• Written task
Repeat verbatim the lines from the one containing "Convert this chart to Plotly code." to the one containing "import plotly.graph_objects as go", ends included, minus any pictures.

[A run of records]
+---+
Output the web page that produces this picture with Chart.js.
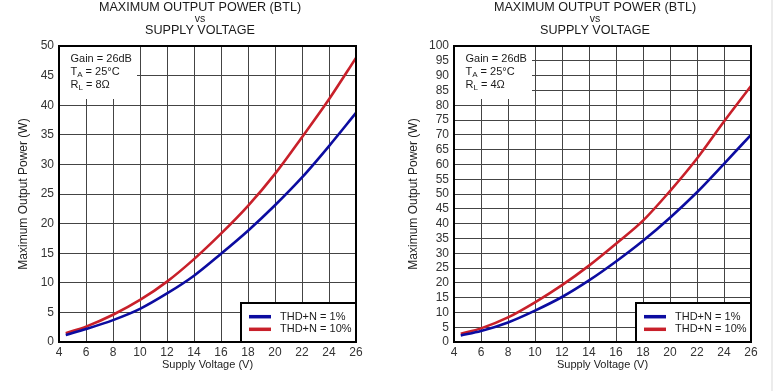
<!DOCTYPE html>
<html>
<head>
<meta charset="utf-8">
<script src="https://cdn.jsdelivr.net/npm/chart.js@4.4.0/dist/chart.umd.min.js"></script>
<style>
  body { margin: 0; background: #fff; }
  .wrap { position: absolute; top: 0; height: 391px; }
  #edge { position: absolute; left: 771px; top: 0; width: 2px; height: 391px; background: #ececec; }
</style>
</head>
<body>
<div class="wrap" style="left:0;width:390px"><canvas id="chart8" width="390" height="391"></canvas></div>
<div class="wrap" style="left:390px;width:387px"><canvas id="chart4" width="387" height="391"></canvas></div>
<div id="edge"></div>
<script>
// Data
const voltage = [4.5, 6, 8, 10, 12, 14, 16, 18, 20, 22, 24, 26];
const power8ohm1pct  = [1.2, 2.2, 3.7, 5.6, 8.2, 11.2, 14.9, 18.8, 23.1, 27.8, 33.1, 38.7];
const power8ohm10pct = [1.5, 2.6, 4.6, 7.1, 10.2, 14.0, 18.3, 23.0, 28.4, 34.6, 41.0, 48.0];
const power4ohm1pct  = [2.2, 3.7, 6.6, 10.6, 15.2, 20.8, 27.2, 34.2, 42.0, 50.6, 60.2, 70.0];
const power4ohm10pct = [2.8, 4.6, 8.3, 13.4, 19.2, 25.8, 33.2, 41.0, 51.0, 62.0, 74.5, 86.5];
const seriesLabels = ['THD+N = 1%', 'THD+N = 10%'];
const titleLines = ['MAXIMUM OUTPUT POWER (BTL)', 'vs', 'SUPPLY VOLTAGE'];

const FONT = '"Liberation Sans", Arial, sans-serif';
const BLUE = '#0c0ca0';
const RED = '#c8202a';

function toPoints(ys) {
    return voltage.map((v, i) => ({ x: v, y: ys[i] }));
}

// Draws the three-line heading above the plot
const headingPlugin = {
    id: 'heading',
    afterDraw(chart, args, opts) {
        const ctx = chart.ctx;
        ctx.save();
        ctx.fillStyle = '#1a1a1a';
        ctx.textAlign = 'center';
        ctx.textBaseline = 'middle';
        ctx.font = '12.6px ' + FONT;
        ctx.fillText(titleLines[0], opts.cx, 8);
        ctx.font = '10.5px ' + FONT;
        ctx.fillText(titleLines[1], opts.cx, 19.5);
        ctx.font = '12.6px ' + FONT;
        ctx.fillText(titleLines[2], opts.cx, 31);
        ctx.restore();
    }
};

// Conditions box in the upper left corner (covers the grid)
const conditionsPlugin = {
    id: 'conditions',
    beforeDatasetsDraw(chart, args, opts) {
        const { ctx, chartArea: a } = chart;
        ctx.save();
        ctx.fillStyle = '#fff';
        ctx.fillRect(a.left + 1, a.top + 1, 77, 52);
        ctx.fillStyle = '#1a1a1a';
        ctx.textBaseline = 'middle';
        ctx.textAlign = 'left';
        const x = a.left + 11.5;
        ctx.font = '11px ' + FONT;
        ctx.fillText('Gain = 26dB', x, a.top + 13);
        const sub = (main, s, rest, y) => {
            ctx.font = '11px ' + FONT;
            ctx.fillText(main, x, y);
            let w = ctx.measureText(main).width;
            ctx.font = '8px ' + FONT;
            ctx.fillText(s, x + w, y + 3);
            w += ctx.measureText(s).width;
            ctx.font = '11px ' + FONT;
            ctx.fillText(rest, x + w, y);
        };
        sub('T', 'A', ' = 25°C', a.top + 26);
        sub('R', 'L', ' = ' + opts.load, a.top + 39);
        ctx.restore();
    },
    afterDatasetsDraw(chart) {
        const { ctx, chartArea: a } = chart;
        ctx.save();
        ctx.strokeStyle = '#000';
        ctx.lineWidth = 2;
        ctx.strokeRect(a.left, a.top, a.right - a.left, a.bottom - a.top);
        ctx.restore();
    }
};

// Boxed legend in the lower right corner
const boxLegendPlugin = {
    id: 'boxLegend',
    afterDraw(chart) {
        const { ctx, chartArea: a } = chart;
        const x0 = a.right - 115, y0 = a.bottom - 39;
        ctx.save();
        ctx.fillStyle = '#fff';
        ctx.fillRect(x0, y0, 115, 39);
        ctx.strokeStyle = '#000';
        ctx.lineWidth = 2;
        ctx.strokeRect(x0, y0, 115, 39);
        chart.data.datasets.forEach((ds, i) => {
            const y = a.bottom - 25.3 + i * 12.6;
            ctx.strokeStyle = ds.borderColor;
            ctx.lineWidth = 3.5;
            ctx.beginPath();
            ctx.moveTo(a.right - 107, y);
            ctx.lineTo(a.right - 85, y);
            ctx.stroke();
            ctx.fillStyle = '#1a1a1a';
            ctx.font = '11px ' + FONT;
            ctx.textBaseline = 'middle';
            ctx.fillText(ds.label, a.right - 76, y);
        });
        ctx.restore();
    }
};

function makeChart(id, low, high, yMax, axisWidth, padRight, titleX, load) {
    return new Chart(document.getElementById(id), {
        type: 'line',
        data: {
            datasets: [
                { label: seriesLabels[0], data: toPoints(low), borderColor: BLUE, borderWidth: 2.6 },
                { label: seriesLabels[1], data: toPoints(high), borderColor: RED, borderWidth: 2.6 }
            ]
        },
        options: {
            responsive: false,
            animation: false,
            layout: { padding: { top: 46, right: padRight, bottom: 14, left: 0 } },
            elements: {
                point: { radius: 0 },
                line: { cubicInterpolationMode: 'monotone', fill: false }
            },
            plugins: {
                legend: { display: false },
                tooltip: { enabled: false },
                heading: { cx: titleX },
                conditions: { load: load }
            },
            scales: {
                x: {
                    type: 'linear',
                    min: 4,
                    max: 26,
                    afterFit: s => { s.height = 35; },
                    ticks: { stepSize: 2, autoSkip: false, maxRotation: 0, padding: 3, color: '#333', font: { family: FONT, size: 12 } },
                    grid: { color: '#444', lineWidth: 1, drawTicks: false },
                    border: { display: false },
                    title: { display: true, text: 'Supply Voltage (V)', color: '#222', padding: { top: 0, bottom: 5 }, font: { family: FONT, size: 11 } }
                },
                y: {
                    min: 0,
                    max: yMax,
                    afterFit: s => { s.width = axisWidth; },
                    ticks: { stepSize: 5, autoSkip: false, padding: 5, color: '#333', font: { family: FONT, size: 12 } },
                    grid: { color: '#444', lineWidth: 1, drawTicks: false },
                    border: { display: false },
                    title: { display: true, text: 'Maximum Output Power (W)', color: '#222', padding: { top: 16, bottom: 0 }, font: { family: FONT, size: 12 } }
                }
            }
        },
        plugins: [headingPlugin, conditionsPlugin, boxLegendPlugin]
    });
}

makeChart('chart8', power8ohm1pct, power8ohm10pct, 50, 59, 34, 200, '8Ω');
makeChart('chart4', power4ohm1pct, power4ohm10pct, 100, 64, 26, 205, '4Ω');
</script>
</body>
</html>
+---+
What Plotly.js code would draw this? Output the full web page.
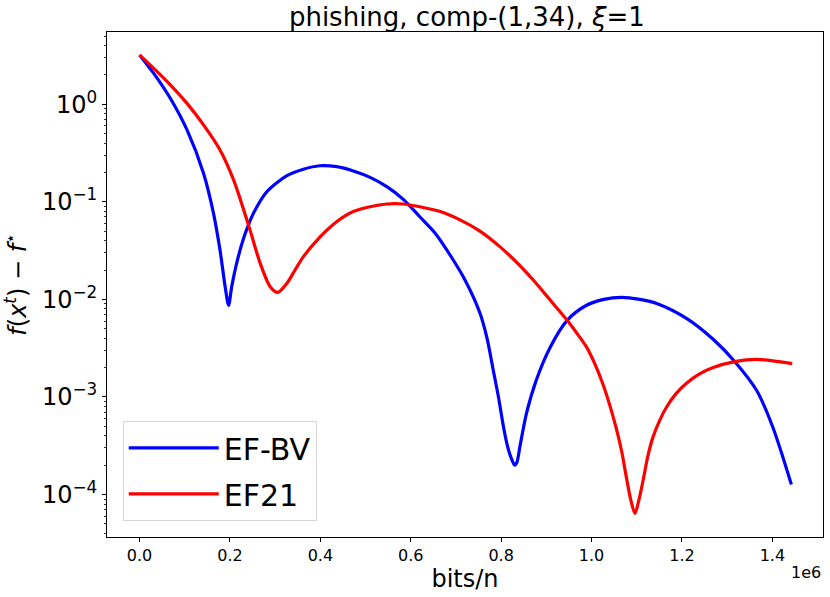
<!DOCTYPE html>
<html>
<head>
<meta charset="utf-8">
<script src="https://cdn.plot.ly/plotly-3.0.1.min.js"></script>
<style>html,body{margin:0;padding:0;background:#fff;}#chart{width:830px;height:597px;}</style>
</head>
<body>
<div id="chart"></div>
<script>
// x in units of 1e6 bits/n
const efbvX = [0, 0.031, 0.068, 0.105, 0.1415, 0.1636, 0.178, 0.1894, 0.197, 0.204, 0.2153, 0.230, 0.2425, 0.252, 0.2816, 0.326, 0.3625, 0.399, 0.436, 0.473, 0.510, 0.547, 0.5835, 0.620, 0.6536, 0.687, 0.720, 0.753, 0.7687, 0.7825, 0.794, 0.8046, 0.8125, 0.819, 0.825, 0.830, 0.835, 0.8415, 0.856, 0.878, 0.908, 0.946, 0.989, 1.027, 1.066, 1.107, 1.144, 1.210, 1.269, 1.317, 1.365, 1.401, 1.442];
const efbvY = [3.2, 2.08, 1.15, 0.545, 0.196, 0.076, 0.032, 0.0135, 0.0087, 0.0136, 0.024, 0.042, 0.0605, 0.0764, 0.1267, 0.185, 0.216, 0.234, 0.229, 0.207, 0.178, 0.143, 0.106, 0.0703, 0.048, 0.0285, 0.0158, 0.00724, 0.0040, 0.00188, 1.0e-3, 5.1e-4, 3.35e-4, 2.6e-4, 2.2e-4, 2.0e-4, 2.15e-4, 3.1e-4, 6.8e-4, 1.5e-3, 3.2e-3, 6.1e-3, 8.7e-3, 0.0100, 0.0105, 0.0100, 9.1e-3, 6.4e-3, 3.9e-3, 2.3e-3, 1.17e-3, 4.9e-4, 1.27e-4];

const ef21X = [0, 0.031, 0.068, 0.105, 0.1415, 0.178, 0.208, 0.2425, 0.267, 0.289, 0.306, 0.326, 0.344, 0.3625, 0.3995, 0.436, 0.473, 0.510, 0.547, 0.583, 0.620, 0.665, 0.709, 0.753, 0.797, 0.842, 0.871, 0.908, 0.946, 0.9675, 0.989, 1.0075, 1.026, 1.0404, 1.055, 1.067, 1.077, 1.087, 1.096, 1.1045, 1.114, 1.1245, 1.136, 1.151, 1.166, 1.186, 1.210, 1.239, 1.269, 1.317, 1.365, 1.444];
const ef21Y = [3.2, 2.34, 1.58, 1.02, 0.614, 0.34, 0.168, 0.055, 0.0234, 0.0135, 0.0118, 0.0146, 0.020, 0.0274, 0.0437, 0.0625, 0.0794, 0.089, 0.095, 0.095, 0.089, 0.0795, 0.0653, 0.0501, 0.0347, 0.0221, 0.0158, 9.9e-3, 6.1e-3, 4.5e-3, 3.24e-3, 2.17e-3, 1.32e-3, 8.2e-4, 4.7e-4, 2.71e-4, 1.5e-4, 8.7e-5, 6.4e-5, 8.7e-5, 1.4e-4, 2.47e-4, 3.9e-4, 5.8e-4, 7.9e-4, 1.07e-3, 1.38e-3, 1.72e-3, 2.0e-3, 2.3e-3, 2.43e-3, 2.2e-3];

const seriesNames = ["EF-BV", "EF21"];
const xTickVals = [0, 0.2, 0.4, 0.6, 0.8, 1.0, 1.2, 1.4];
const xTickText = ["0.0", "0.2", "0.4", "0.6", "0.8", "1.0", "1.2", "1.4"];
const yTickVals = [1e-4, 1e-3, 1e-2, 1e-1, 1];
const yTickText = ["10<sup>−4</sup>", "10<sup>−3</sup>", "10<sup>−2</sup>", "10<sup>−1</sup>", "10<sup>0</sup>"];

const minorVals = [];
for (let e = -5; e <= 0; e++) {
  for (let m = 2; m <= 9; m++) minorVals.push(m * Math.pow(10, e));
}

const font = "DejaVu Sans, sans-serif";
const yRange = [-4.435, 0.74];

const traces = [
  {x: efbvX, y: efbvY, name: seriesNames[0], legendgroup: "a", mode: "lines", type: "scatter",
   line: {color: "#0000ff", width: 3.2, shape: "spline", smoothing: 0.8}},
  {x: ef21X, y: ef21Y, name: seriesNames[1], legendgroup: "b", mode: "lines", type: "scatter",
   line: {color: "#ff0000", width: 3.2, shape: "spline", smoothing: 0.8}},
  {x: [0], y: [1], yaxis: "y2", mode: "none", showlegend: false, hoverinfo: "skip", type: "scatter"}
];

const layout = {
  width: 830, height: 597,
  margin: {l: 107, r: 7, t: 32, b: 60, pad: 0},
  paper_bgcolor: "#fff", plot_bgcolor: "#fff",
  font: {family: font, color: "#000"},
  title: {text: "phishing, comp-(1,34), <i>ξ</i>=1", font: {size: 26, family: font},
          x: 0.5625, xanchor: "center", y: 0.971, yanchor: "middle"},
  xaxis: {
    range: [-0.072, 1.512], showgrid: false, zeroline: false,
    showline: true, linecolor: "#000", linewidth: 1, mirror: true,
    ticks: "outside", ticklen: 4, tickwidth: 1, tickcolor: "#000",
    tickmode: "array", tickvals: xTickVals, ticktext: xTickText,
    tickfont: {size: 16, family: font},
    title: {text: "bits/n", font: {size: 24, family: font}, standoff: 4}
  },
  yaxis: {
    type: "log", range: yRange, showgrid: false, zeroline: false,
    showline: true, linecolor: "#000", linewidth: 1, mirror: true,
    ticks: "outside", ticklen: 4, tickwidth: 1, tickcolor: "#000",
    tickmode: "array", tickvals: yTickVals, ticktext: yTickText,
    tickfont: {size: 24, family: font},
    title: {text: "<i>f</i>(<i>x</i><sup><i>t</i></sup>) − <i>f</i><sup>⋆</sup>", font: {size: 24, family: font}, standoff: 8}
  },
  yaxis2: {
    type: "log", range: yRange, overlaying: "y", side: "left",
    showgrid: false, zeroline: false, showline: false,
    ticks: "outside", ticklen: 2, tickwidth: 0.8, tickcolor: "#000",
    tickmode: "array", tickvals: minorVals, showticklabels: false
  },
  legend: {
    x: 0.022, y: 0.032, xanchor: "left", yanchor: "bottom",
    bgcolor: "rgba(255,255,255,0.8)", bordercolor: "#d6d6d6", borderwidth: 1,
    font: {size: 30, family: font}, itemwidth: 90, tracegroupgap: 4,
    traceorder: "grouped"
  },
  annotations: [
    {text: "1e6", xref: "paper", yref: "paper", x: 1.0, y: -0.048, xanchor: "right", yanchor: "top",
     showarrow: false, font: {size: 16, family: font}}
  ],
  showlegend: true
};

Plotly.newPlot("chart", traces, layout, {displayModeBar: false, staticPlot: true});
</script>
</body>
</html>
+---+
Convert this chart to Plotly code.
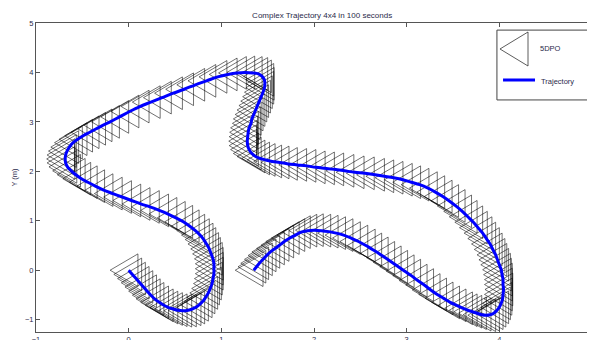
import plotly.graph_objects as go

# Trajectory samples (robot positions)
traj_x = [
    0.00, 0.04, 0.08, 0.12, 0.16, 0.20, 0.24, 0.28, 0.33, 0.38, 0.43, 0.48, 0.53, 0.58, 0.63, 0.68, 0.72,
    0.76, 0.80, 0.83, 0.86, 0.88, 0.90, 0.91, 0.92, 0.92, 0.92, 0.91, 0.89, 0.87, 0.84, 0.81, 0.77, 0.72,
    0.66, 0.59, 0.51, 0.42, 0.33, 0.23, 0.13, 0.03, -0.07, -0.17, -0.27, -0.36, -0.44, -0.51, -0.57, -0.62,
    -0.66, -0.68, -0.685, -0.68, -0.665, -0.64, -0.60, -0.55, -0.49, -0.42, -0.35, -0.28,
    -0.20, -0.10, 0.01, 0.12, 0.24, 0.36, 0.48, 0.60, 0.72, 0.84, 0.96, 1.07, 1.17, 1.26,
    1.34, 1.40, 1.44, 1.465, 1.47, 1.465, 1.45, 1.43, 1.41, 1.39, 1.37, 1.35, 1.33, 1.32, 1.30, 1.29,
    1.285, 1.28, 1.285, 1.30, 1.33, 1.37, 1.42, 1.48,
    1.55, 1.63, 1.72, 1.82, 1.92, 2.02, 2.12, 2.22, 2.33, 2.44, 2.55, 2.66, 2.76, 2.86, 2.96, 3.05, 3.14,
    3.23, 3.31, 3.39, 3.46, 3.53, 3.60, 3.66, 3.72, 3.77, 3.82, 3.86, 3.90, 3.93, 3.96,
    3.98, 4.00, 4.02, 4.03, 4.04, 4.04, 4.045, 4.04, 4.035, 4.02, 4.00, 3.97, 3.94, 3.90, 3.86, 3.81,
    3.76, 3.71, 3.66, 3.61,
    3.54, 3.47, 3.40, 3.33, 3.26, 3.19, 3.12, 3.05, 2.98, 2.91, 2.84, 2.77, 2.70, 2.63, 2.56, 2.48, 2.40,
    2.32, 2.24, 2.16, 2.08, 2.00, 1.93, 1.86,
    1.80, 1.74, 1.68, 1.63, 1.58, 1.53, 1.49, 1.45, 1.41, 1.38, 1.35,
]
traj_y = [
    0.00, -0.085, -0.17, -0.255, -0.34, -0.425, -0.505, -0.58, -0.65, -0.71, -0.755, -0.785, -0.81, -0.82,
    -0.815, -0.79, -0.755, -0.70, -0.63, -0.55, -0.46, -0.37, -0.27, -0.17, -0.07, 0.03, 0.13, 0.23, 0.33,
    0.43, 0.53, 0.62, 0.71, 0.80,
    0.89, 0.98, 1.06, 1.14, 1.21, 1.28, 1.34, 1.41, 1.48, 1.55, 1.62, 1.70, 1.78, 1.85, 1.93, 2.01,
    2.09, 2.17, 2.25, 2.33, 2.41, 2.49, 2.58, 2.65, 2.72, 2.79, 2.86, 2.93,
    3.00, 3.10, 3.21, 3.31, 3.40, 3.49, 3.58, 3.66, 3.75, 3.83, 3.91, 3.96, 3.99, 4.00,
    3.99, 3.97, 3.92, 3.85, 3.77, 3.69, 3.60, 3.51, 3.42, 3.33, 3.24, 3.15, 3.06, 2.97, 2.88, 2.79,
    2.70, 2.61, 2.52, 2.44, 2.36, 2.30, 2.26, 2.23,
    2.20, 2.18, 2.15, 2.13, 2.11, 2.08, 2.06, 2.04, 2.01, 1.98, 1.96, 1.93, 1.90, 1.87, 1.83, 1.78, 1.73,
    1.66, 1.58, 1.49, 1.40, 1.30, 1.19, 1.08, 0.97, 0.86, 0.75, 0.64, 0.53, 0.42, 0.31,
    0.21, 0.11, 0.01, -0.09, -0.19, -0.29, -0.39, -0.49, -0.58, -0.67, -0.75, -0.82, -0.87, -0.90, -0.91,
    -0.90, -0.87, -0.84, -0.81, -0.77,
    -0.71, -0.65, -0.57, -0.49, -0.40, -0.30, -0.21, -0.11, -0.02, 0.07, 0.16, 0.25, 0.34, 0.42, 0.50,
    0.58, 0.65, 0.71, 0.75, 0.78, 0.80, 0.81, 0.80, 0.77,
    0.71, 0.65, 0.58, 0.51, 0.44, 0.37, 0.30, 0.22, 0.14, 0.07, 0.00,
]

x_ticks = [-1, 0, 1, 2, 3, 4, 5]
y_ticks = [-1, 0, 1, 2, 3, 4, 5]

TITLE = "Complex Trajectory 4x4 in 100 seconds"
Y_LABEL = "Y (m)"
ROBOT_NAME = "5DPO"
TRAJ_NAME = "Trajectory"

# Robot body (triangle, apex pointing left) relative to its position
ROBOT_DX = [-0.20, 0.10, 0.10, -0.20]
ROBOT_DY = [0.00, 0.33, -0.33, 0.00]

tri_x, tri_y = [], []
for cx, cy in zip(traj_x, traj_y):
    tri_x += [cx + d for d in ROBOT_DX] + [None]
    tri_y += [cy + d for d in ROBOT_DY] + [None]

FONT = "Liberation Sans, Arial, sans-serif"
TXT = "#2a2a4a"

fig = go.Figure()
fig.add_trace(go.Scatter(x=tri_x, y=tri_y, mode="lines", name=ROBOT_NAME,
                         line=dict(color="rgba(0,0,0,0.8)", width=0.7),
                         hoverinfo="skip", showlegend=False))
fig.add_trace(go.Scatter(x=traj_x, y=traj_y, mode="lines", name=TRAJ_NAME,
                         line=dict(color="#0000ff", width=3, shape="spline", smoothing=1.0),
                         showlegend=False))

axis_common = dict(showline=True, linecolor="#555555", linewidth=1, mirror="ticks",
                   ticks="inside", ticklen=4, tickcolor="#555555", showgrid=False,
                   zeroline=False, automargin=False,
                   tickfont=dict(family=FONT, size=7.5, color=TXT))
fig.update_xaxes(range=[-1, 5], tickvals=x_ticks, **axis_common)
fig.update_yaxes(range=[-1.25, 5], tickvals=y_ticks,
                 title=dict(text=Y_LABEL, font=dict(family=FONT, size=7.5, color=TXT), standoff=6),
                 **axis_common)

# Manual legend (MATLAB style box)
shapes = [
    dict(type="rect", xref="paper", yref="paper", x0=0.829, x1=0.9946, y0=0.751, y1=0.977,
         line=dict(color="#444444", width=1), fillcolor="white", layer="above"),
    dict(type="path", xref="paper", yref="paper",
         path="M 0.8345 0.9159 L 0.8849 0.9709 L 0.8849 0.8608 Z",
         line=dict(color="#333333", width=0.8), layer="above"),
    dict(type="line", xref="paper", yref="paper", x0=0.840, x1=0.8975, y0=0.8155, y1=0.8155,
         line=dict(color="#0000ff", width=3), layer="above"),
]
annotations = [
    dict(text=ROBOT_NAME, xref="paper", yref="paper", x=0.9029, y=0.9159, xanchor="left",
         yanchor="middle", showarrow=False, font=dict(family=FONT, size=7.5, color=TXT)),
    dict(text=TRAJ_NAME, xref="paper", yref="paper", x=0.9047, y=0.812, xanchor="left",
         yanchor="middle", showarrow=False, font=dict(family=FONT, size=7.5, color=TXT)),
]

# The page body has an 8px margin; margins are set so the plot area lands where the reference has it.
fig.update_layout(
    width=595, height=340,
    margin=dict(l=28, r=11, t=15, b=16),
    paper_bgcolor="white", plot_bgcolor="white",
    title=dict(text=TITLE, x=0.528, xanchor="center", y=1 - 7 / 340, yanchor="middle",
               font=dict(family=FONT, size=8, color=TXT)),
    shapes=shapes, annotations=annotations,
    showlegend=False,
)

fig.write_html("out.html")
+---+
• Written response
Convert this chart to Plotly code.
import plotly.graph_objects as go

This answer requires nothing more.